Можно спорить о том, стала ли Россия, обладавшая, по мнению европейцев, «особой исторической сущностью внутри Европы» (151, 37), новой отчизной для Максима Грека, справедливо ли здесь с ним обошлись, но бесспорно одно: именно в России, проявив свои высокие нравственные качества, он выразил себя как писатель; предыдущая жизнь была «только прелюдией в общей перспективе его существования» (136, 2). Все сколь-нибудь значительные из известных нам сочинений созданы им на Руси и написаны на русском языке (хотя не исключена возможность, что он писал и на греческом, особенно в первые годы). Россия обрекла мыслителя на трудные испытания — «иже зде пострада довольна лета за истину» (10, л. 8 об.). Она же обессмертила его имя, ставшее неотделимым от истории отечественной культуры и обретшее европейскую известность.
3. СУДЬБА НАСЛЕДИЯ
Уже в тверском заточении Максим Грек начинает составлять сборники своих творений, оказавшись «одним из первых русских писателей, чьи сочинения представлены текстами, правленными рукой автора». Установлено, что Максим собственноручно подбирает и группирует первые два сборника своих трудов. Всего же «при жизни автора было составлено три крупных свода его трудов — Иоасафовское, Хлудовское и Румянцевское собрания» (106, 161. См. 3–5). Позднее почитателями афонца составляются Соловецкое, Троицкое и другие собрания (см. 7 — 11).
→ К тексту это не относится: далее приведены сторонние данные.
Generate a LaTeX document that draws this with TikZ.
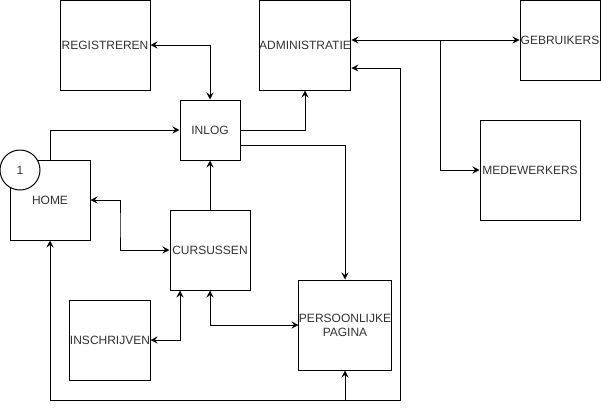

От раннего собрания, содержащего 25. глав, до более обширных в 151 главу — такова эволюция составления более чем 10 рукописных собраний трудов Грека, прослеженная в обстоятельной и содержащей много новых ценных фактов монографии Н. В. Синицыной «Максим Грек в России», написанной на основе многолетних текстологических изысканий и тщательного палеографического анализа прижизненных, с авторскими заметками, рукописей афонца.
Самым полным по составу и поздним по времени рукописным собранием сочинений мыслителя является, по мнению А. И. Иванова, поместившего в книге «Литературное наследие Максима Грека» подробное, хотя и не совсем точное (см. 148) описание трудов мыслителя и литературы о нем, сборник 1862 г., «заключающий в себе 207 глав сочинений Максима Грека и распространенный в нескольких экземплярах» (55, 29). Сборник этот, представляющий, как установил Д. М. Буланин, список с более ранней рукописи, хранится в богатейшем Синодальном собрании рукописей Исторического музея в Москве (см. 11). Он принадлежал известному собирателю рукописных и старопечатных книг А. И. Хлудову. Рукопись представляет собой большого формата книгу в 800 листов на хорошей бумаге, в темно — красном под старину переплете, с красивым обрезом и помещенным в ее начале портретом святогорца. Эта любовно сделанная от руки в эпоху массового развития печатного дела книга зримо воплощает то почтительное отношение старообрядческой среды, для которой Максим Грек стал одним из самых значительных авторитетов.
В сборнике, составленном «трудами и усердием известного любителя и продавца рукописей» Т. С.